[Dataset items]
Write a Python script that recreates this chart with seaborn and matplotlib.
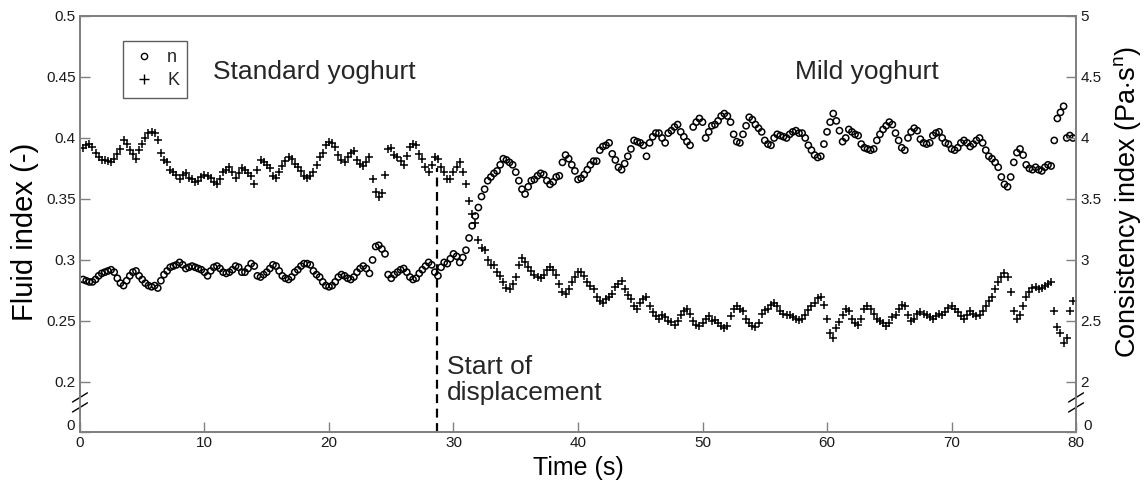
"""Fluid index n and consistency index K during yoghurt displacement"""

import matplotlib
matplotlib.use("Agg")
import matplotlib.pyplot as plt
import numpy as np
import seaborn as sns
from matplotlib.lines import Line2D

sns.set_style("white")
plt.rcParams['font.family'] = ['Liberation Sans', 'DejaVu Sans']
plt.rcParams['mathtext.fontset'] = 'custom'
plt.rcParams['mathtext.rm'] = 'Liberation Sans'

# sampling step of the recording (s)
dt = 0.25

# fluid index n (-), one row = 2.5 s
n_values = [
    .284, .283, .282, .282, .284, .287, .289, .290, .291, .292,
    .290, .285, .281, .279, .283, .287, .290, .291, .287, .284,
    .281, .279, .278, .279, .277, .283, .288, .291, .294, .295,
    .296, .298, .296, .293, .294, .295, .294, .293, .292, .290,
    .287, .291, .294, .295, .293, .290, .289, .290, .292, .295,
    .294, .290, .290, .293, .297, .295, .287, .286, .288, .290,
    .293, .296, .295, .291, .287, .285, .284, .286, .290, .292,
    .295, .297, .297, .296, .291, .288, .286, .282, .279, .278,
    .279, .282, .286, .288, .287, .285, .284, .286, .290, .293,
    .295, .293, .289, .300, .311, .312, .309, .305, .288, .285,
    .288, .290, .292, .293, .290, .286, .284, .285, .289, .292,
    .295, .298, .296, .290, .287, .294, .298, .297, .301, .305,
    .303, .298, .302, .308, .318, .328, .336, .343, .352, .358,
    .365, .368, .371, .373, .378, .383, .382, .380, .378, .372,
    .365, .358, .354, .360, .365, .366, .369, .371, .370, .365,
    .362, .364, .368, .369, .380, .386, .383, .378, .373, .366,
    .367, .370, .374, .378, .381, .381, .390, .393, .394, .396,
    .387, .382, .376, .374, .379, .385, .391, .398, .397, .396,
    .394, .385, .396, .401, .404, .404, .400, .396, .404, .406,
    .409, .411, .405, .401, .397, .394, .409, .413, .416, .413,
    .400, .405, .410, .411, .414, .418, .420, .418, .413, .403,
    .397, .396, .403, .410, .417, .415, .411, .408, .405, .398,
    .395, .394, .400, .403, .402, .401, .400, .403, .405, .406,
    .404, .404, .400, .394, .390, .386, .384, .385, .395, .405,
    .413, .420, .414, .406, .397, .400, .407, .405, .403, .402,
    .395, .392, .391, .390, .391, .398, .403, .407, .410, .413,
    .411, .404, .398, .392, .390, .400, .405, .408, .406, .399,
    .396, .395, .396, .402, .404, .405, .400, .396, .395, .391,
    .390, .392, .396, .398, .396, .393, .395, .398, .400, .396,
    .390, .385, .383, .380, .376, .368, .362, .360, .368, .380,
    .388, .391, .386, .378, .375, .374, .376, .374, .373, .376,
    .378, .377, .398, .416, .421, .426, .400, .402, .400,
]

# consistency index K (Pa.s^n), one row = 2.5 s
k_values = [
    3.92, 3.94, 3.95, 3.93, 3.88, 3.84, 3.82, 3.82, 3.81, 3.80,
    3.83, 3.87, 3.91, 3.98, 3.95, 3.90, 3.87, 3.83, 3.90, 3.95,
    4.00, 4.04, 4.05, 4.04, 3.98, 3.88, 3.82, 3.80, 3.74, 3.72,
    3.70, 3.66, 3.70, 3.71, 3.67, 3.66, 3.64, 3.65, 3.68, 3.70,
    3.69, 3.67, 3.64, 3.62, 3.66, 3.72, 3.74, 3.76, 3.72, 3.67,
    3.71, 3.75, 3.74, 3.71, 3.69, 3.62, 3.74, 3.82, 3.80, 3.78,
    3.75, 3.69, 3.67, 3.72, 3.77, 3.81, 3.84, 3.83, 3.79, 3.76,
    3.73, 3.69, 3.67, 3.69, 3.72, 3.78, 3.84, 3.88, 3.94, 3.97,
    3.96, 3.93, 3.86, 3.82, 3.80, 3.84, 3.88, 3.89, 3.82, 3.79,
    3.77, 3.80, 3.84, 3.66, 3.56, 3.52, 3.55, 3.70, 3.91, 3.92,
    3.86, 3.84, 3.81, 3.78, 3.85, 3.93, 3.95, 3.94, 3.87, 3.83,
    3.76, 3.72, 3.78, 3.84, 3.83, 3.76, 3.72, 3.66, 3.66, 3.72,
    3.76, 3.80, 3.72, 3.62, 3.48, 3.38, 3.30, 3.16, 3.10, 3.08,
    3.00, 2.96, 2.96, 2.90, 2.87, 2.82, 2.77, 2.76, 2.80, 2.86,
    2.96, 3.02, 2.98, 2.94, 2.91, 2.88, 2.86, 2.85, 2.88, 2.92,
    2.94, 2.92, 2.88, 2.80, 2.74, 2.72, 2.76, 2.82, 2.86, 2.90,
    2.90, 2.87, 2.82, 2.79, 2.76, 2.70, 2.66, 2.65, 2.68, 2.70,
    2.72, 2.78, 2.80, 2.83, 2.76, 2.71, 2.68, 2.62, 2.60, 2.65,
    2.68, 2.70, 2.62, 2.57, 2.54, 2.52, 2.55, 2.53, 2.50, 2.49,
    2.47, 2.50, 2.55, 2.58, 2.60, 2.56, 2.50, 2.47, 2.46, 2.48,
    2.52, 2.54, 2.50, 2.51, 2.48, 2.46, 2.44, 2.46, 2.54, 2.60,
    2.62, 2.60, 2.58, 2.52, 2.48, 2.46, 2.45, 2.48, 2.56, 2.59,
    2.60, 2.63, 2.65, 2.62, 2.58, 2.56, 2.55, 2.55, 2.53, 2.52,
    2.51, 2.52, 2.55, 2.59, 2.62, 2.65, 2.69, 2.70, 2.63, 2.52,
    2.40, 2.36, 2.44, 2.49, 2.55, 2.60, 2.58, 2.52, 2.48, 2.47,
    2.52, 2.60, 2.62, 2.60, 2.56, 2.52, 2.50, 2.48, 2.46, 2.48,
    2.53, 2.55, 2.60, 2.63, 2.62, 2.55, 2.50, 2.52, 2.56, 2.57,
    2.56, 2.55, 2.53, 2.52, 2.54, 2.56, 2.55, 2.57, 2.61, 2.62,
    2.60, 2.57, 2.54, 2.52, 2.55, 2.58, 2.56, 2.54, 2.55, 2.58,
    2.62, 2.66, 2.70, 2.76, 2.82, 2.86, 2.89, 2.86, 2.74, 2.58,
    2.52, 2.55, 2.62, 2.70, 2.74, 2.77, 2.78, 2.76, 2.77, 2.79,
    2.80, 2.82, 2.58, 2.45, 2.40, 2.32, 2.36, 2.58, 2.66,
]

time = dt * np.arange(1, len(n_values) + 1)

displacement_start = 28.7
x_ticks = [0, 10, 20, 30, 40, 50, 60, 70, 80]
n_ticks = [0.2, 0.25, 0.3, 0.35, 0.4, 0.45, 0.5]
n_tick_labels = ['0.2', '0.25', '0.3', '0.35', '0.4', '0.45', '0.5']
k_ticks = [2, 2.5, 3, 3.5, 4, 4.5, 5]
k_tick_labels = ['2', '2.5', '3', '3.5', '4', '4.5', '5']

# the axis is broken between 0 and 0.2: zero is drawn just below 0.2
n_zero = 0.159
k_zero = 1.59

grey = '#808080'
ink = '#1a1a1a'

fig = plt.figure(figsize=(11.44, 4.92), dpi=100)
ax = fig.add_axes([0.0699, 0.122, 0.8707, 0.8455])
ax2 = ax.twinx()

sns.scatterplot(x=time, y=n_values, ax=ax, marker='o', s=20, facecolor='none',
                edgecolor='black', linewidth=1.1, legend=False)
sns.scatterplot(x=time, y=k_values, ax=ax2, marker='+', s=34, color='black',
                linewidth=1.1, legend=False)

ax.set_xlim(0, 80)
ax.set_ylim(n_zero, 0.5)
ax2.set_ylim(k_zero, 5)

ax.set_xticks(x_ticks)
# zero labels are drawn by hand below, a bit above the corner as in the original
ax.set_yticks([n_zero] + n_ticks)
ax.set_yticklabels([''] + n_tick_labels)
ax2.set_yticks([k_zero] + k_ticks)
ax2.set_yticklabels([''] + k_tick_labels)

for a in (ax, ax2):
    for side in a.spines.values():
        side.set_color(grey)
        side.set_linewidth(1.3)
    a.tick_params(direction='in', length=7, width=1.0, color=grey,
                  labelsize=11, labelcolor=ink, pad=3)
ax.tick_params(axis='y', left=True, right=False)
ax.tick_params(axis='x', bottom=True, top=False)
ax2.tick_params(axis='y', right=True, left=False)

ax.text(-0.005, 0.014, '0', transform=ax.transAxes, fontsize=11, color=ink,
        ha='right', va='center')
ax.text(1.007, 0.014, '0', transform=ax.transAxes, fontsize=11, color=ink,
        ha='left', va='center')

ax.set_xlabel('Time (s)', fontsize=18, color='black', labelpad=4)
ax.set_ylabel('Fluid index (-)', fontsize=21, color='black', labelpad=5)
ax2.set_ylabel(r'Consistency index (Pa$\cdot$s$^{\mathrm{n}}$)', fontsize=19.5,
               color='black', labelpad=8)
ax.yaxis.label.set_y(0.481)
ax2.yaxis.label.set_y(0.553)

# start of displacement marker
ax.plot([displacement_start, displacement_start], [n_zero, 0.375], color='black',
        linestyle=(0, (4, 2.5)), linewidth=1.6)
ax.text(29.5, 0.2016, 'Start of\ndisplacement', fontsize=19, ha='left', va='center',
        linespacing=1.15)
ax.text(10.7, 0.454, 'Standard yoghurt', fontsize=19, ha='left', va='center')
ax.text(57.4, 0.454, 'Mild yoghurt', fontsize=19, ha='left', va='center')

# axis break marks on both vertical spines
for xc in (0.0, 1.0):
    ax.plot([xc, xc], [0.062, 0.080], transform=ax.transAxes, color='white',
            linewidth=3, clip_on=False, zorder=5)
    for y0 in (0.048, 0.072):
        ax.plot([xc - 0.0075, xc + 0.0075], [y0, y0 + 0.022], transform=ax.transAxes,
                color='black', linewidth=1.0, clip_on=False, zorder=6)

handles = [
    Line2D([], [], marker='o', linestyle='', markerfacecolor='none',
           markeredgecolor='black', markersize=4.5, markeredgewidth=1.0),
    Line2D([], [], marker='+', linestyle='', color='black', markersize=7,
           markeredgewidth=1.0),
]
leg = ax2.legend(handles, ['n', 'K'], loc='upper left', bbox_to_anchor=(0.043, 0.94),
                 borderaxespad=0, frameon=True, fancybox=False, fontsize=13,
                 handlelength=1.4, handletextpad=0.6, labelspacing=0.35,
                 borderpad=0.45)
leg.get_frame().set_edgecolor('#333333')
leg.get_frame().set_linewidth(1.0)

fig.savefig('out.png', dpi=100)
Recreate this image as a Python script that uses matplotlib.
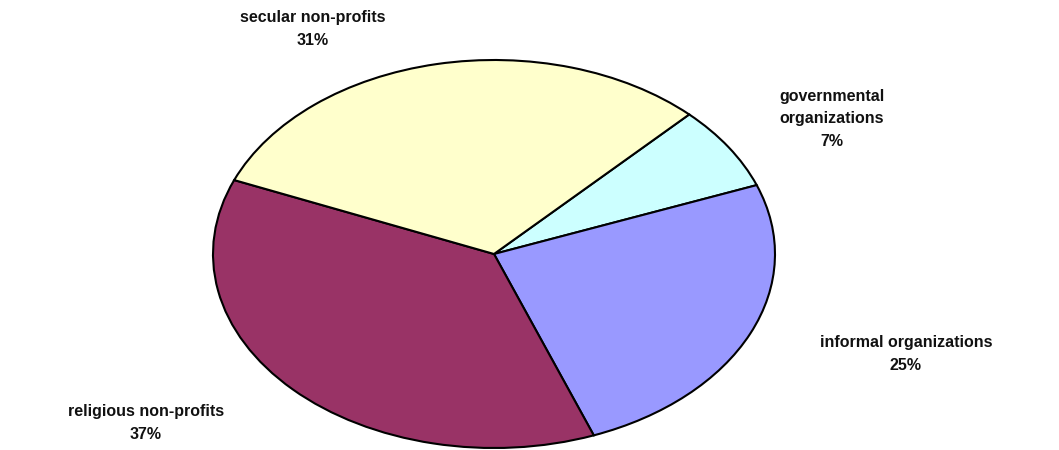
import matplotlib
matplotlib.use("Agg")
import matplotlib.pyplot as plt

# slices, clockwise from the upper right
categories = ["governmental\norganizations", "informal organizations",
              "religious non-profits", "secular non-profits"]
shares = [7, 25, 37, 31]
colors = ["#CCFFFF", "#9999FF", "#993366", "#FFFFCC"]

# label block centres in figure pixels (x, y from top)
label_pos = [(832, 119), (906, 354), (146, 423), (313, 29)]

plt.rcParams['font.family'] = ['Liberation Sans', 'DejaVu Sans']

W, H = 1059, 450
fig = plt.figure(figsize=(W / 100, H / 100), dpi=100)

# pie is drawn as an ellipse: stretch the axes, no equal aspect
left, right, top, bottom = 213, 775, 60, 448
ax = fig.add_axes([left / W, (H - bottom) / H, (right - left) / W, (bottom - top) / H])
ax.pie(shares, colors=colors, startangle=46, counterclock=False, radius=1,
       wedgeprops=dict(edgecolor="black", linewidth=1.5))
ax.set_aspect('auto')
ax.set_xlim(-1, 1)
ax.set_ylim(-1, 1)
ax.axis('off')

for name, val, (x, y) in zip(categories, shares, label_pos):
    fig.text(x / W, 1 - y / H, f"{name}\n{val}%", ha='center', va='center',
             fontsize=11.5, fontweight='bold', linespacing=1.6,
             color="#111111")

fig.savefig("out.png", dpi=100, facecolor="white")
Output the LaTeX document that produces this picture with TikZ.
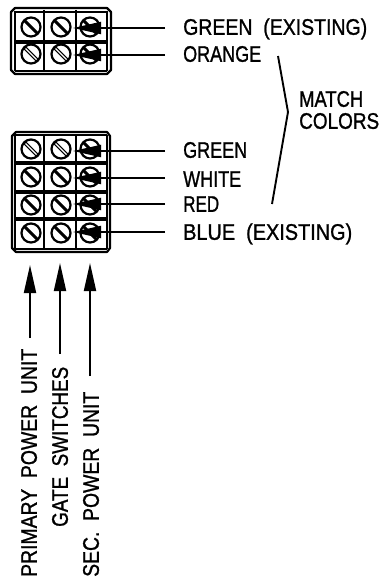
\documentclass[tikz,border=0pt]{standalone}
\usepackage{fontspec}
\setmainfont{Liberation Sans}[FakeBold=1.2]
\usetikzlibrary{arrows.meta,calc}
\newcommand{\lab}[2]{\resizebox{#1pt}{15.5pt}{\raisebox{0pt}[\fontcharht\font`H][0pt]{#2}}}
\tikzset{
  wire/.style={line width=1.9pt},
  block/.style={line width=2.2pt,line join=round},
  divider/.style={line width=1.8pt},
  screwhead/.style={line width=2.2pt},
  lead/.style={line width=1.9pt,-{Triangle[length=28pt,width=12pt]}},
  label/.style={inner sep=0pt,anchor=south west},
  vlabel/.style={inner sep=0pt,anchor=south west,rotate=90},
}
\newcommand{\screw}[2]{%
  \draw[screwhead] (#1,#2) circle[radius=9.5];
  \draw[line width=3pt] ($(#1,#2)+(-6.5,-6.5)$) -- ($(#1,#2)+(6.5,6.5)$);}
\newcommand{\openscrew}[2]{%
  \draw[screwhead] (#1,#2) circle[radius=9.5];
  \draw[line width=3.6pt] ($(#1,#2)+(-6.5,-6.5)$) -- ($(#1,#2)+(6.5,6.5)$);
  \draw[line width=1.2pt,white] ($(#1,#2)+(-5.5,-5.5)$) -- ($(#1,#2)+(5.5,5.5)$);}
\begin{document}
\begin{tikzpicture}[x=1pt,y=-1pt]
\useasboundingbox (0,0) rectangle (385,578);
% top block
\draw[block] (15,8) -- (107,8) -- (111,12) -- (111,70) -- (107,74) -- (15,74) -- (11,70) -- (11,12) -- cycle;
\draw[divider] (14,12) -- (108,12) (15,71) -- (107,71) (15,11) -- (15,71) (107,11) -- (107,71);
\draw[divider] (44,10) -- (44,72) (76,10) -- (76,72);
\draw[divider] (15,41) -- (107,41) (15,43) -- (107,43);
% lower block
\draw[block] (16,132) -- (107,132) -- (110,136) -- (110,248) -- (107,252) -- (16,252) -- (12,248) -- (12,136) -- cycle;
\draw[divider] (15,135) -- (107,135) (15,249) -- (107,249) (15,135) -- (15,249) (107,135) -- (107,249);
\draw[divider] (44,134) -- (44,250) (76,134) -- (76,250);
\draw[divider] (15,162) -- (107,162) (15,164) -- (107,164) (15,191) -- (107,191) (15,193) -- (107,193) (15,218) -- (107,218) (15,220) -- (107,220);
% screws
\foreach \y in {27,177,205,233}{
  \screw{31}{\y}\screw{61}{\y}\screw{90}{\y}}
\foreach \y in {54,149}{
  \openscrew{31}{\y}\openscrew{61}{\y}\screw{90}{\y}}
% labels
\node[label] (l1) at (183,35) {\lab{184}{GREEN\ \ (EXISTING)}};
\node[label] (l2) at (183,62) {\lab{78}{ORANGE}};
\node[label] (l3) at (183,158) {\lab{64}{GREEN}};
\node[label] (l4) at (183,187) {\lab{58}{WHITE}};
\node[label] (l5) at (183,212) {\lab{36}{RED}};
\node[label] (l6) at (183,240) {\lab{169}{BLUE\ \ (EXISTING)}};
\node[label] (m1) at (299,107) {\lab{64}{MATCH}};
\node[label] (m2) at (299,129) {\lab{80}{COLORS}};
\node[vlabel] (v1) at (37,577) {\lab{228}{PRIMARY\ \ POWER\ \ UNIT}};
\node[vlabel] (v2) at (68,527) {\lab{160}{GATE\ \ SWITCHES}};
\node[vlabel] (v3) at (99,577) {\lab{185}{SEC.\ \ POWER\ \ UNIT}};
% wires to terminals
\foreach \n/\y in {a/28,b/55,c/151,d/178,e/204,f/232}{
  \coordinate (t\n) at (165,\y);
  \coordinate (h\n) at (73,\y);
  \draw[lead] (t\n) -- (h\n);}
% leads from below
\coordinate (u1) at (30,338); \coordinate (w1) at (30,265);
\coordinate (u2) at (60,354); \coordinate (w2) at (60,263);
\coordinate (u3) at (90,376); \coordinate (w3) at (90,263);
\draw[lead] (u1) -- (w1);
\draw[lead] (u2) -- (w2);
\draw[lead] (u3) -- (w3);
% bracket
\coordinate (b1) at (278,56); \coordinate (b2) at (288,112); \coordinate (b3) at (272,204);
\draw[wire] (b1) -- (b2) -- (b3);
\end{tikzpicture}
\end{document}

Written exercise: Starting at the line containing "Recreate this image" and ending at the line containing "label_pos = [(832, 119), (906, 354), (146, 423), (313, 29)]", copy those lines exactly, both included, and nothing more. Leave out any picture.

Written solution:
Recreate this image as a Python script that uses matplotlib.
import matplotlib
matplotlib.use("Agg")
import matplotlib.pyplot as plt

# slices, clockwise from the upper right
categories = ["governmental\norganizations", "informal organizations",
              "religious non-profits", "secular non-profits"]
shares = [7, 25, 37, 31]
colors = ["#CCFFFF", "#9999FF", "#993366", "#FFFFCC"]

# label block centres in figure pixels (x, y from top)
label_pos = [(832, 119), (906, 354), (146, 423), (313, 29)]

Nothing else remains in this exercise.